One “Magic” Christmas

Our first pet, “Magic”, was a delicate creature in spite of her wolfish appearance.  She was a Canadian Champion and won the biggest crown of “Best in Show”.   She maintained the dignity befitting that title.

The retired show dog was given to us on a trial basis.  We were to keep her for a couple of weeks and if it didn’t go well, she can be returned.  It is obvious the outcome of those two weeks.

It was a Christmas in the early eighties.  We were on our way to see Santa at the mall.  Rod had wanted Amber to ask for “Robotix” instead of “My Little Pony” (full of baloney, as he would add).  He should have worked for an advertising agency as his campaign convinced Amber to do just that.  Perched on Santa’s knee, the small voice of a five-year old squeaked out “Robotix”.  The shock in Santa’s eyes as he looked upon this delicate little creature asking for a toy meant for a ten-year old boy.  Little did he know that the ten-year old boy was standing on the side, beaming at his little girl.  Amber didn’t have a clue what she asking for.

For those of you that don’t know.  “Robotix” was a line of modular construction kits  that you make into Robots.  Some come complete with motors to allow electronic movement from a wired remote.

Leading up to Christmas Eve, we had decided to give this “Robotix” gift from Santa already assembled.  Rod’s Christmas came early as he spent days hidden in the basement putting together the robots.  Of course, he had to add some extra electronic gadgetry to the remote.

Christmas eve had arrived and Amber scooted off to bed early leaving Santa the standard Heineken and cookies.  Santa doesn’t get milk at our place.

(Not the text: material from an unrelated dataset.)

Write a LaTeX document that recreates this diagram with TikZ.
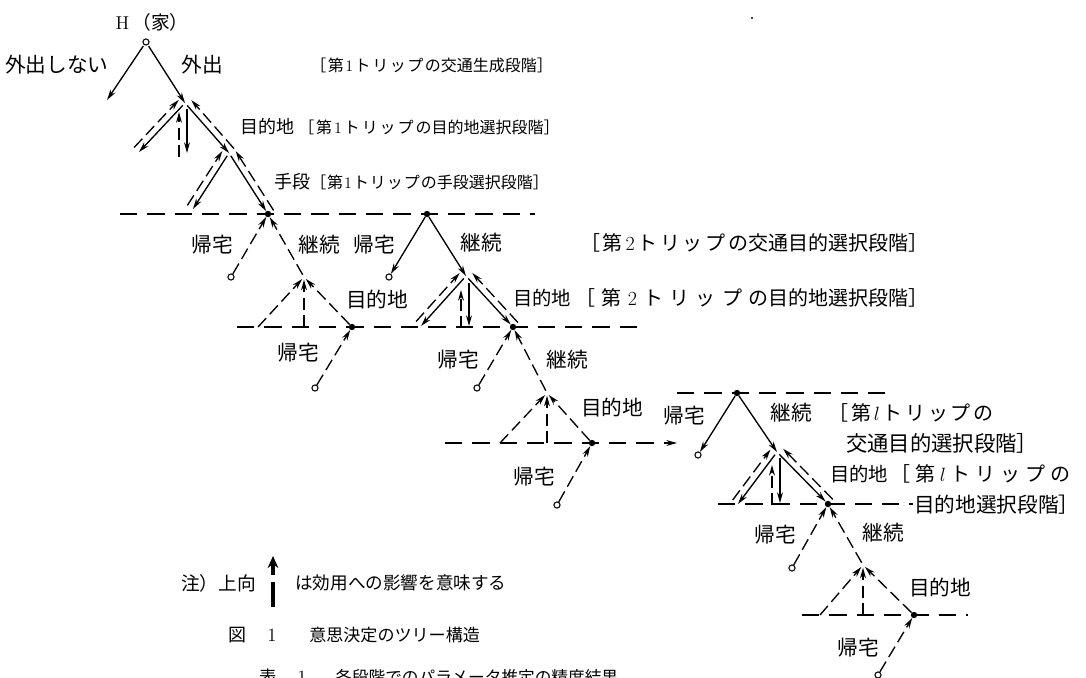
\documentclass[tikz,border=0pt]{standalone}
\usepackage{fontspec}
\newfontfamily\jp{Noto Sans CJK JP}
\usetikzlibrary{arrows.meta,calc}
\ExplSyntaxOn
\NewDocumentCommand\spr{mm}{\makebox[#1][s]{\tl_map_inline:nn{#2}{{##1}\hfil}\unskip}}
\ExplSyntaxOff
\newcommand\fs[1]{\fontsize{#1}{#1}\selectfont}
\newcommand\twoway[4]{%
  \draw[sol,tip,shorten <=2.5pt] (#1) -- (#2);
  \draw[das,tip,shorten >=1.5pt] ($(#2)!5pt!#4:(#1)$) -- ($(#1)!5pt!#3:(#2)$);}
\begin{document}
\begin{tikzpicture}[x=0.75pt,y=-0.75pt,
  sol/.style={line width=1pt},
  das/.style={line width=1pt,dash pattern=on 9pt off 4pt},
  hdas/.style={line width=0.9pt,dash pattern=on 13pt off 7.5pt},
  tip/.style={-{Stealth[length=8pt,width=4.4pt]}},
  opn/.style={circle,draw,line width=0.8pt,inner sep=0pt,minimum size=4.6pt,fill=white},
  dot/.style={circle,fill,inner sep=0pt,minimum size=4.8pt},
  lab/.style={font=\jp\fs{15.5},inner sep=0pt},
  br1/.style={font=\jp\fs{12},inner sep=0pt,anchor=west},
  br2/.style={font=\jp\fs{15},inner sep=0pt,anchor=west}]
\useasboundingbox (0,0) rectangle (1086,678);
\clip (0,0) rectangle (1086,678);

% ---------- horizontal dashed stage lines
\coordinate (h1a) at (120,214); \coordinate (h1b) at (535,214);
\coordinate (h2a) at (237,327); \coordinate (h2b) at (640,327);
\coordinate (h3a) at (445,443); \coordinate (h3b) at (677,443);
\coordinate (h4a) at (677,393); \coordinate (h4b) at (885,393);
\coordinate (h5a) at (718,504); \coordinate (h5b) at (913,504);
\coordinate (h6a) at (802,615); \coordinate (h6b) at (968,615);
\draw[hdas] (h1a) -- (h1b);
\draw[hdas] (h2a) -- (h2b);
\draw[hdas,tip] (h3a) -- (h3b);
\draw[hdas] (h4a) -- (h4b);
\draw[hdas] (h5a) -- (h5b);
\draw[hdas] (h6a) -- (h6b);

% ---------- nodes
\node[opn] (H) at (146,42) {};
\coordinate (NoGo) at (107,100);
\coordinate (D1) at (185,103);
\coordinate (D1L) at (139,152);
\coordinate (M1) at (229,153);
\coordinate (M1L) at (193,209);
\node[dot] (N2) at (268,214) {};
\node[opn] (R1) at (231,277) {};
\coordinate (A) at (304,277);
\coordinate (A1) at (258,327);
\coordinate (A2) at (304,327);
\node[dot] (N3) at (352,327) {};
\node[opn] (R2) at (315,388) {};
\node[dot] (T2) at (427,214) {};
\node[opn] (R3) at (389,277) {};
\coordinate (D2) at (466,276);
\coordinate (D2L) at (421,326);
\node[dot] (N4) at (513,327) {};
\node[opn] (R4) at (477,388) {};
\coordinate (B) at (547,393);
\coordinate (B1) at (500,443);
\coordinate (B2) at (547,443);
\node[dot] (N5) at (592,443) {};
\node[opn] (R5) at (557,505) {};
\node[dot] (TL) at (737,393) {};
\node[opn] (R6) at (698,455) {};
\coordinate (DL) at (777,452);
\coordinate (DLL) at (738,504);
\node[dot] (NL) at (828,504) {};
\node[opn] (R7) at (792,568) {};
\coordinate (C) at (863,565);
\coordinate (C1) at (820,615);
\coordinate (C2) at (863,615);
\node[dot] (N6) at (914,615) {};
\node[opn] (R8) at (878,675) {};

% ---------- trip 1
\draw[sol,tip,shorten <=1pt] (H) -- (NoGo);
\draw[sol,tip,shorten <=1pt] (H) -- (D1);
\twoway{D1}{D1L}{-90}{90}
\twoway{D1}{M1}{90}{-90}
\coordinate (D1ms) at (187,109); \coordinate (D1me) at (187,153);
\coordinate (D1ds) at (179,157); \coordinate (D1de) at (179,112);
\draw[sol,tip] (D1ms) -- (D1me);
\draw[das,tip] (D1ds) -- (D1de);
\twoway{M1}{M1L}{-90}{90}
\twoway{M1}{N2}{90}{-90}

% ---------- return / continue after trip 1
\draw[das,tip] (R1) -- (N2);
\draw[das,tip,shorten <=2pt] (A) -- (N2);
\draw[das,tip,shorten >=2pt] (A1) -- (A);
\draw[das,tip,shorten >=2pt] (A2) -- (A);
\draw[das,tip,shorten >=2pt] (N3) -- (A);
\draw[das,tip] (R2) -- (N3);

% ---------- trip 2
\draw[sol,tip] (T2) -- (R3);
\draw[sol,tip] (T2) -- (D2);
\twoway{D2}{D2L}{-90}{90}
\twoway{D2}{N4}{90}{-90}
\coordinate (D2ms) at (469,283); \coordinate (D2me) at (469,326);
\coordinate (D2ds) at (461,328); \coordinate (D2de) at (461,290);
\draw[sol,tip] (D2ms) -- (D2me);
\draw[das,tip] (D2ds) -- (D2de);
\draw[das,tip] (R4) -- (N4);
\draw[das,tip,shorten <=2pt] (B) -- (N4);
\draw[das,tip,shorten >=2pt] (B1) -- (B);
\draw[das,tip,shorten >=2pt] (B2) -- (B);
\draw[das,tip,shorten >=2pt] (N5) -- (B);
\draw[das,tip] (R5) -- (N5);

% ---------- trip l
\draw[sol,tip] (TL) -- (R6);
\draw[sol,tip] (TL) -- (DL);
\twoway{DL}{DLL}{-90}{90}
\twoway{DL}{NL}{90}{-90}
\coordinate (DLms) at (780,458); \coordinate (DLme) at (780,503);
\coordinate (DLds) at (772,505); \coordinate (DLde) at (772,465);
\draw[sol,tip] (DLms) -- (DLme);
\draw[das,tip] (DLds) -- (DLde);
\draw[das,tip] (R7) -- (NL);
\draw[das,tip,shorten <=2pt] (C) -- (NL);
\draw[das,tip,shorten >=2pt] (C1) -- (C);
\draw[das,tip,shorten >=2pt] (C2) -- (C);
\draw[das,tip,shorten >=2pt] (N6) -- (C);
\draw[das,tip] (R8) -- (N6);

% ---------- labels
\node[lab,font=\jp\fs{14}] (lH) at (152,22) {{\rmfamily H}\,（家）};
\node[lab] (l1) at (57,65) {外出しない};
\node[lab] (l2) at (202,65) {外出};
\node[br1] (t1) at (310,65) {\spr{98pt}{［第{\rmfamily 1}トリップの}交通生成段階］};
\node[lab,anchor=west,font=\jp\fs{13.5}] (t2m) at (240,127) {目的地};
\node[br1] (t2) at (298,127) {\spr{100pt}{［第{\rmfamily 1}トリップの}目的地選択段階］};
\node[lab,anchor=west,font=\jp\fs{13.5}] (t3m) at (274,182) {手段};
\node[br1] (t3) at (310,182) {\spr{95pt}{［第{\rmfamily 1}トリップの}手段選択段階］};

\node[lab] (k1) at (212,245) {帰宅};
\node[lab] (c1) at (319,245) {継続};
\node[lab] (k2) at (374,245) {帰宅};
\node[lab] (c2) at (481,243) {継続};
\node[br2] (t4) at (580,243) {\spr{126pt}{［第{\rmfamily 2}トリップの}交通目的選択段階］};
\node[lab] (m1) at (377,300) {目的地};
\node[lab,anchor=west,font=\jp\fs{14.5}] (t5m) at (513,298) {目的地};
\node[br2] (t5) at (575,298) {\spr{145pt}{［第{\rmfamily 2}トリップの}目的地選択段階］};
\node[lab] (k3) at (298,353) {帰宅};
\node[lab] (k4) at (458,360) {帰宅};
\node[lab] (c3) at (567,360) {継続};
\node[lab] (m2) at (612,408) {目的地};
\node[lab] (k5) at (534,477) {帰宅};
\node[lab] (k6) at (684,416) {帰宅};
\node[lab] (c4) at (791,413) {継続};
\node[br2] (t6) at (828,413) {\spr{124pt}{［第{$l$}トリップの}};
\node[br2,font=\jp\fs{16}] (t7) at (846,443) {交通目的選択段階］};
\node[lab,anchor=west,font=\jp\fs{14.5}] (t8m) at (830,474) {目的地};
\node[br2] (t8) at (890,474) {\spr{135pt}{［第{$l$}トリップの}};
\node[br2,font=\jp\fs{15.5}] (t9) at (914,505) {目的地選択段階］};
\node[lab] (k7) at (775,535) {帰宅};
\node[lab] (c5) at (883,533) {継続};
\node[lab] (m3) at (940,588) {目的地};
\node[lab] (k8) at (858,648) {帰宅};

% ---------- legend and captions
\node[lab,anchor=west,font=\jp\fs{14}] (nt1) at (181,583) {注）上向};
\coordinate (lg1) at (273,607); \coordinate (lg2) at (273,582);
\coordinate (lg3) at (273,575); \coordinate (lg4) at (273,556);
\draw[line width=3pt] (lg1) -- (lg2);
\draw[line width=3pt,-{Stealth[length=9pt,width=8pt]}] (lg3) -- (lg4);
\node[lab,anchor=west,font=\jp\fs{13.2}] (nt2) at (295,583) {は効用への影響を意味する};
\node[lab,font=\jp\fs{13.5}] (cp1) at (237,635) {図};
\node[lab,font=\rmfamily\fs{14}] (cp2) at (272,635) {1};
\node[lab,anchor=west,font=\jp\fs{12.8}] (cp3) at (309,635) {意思決定のツリー構造};
\node[lab,font=\jp\fs{13}] (tb1) at (268,677) {表};
\node[lab,font=\rmfamily\fs{14}] (tb2) at (302,677) {1};
\node[lab,anchor=west,font=\jp\fs{12.5}] (tb3) at (335,677) {各段階でのパラメータ推定の精度結果};
\fill (752,18) circle (0.8pt);
\end{tikzpicture}
\end{document}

This was the same Christmas we decided to give “Magic” her own special present…a bag full of doggie treats.

Approximately 2:00 in the morning, we were awaken by the sound of the Robotix motors.  Letting out a groan, we thought Amber had attacked her Christmas gifts.  Finding her still asleep, we thought the Robotix had magically came to life.

Instead, we discover Magic attacking her Christmas present with one of her paws pushing down on the Robotix remote.  As she happily devoured her scrumptious treats, the R-2000 series was destroying the earth with it’s little robot hands.

Magic was the “magical that came to our lives”.

Cadence

1996 – 2005

Our puppy never grew up.  Yes, in dog years she was 63 when she passed away.  As far as she was concerned she was living human years.  In her mind, she was 9 years old.

We had scarred her puppy brain when she was at 8 months.  Believing she was like her predecessor “Magic” (who loved to swim), we plunged little Cadence into the shallow depths of Lake Waskesui for a swim.  She became a speeding bullet at that moment and was back on the sand before we can say, “Ca…!”.   Through the years, when Rod would take her running by the river, she may dip her paws into the water.  If she does, she would give him the See, I’m not afraid of water! look, then dash off with her head held high like she just swam across the English Channel.

Our backyard was her home.  Given up on trying to maintain a manicured lawn, we allowed her the run of the place.  For some privacy, we planted a row of six 5 feet cedars along the edge of our deck.  Back from work the next day, we find one of the cedars ripped whole, including roots, from the ground.  Laying in the middle of the yard, it looked like it was Cadence’s playtoy for the day.  It was manhandled or more like Malamute-handled like a rattler in the clutches of an exuberant baby.  We replanted the poor thing hoping it will survive.  Many years later, of all the cedars that were planted, it thrived the most.

She was an independent individual who would rather be outside, rain or shine or blizzard, then to be in the house with us.  But when it came to food, she was our faithful companion.  Her favourite treat was grapes.  She can smell a grape a mile away.  She knew grape season.  The distinct sound of the sliding grape bowl out of the fridge and onto the counter would make her bound up to the backdoor and scream, “Let me in!”.

She wasn’t just our pet.  She was our laughter that existed in our soul.  She would make us all smile at least once a day with her innocence and naive antics.

When she passed away, we never replaced her with another pet because she still exists.  Whenever Rod goes for his run, I’ll ask him if he’s meeting Cadence.  His reply is always, “Yes, down by the river.”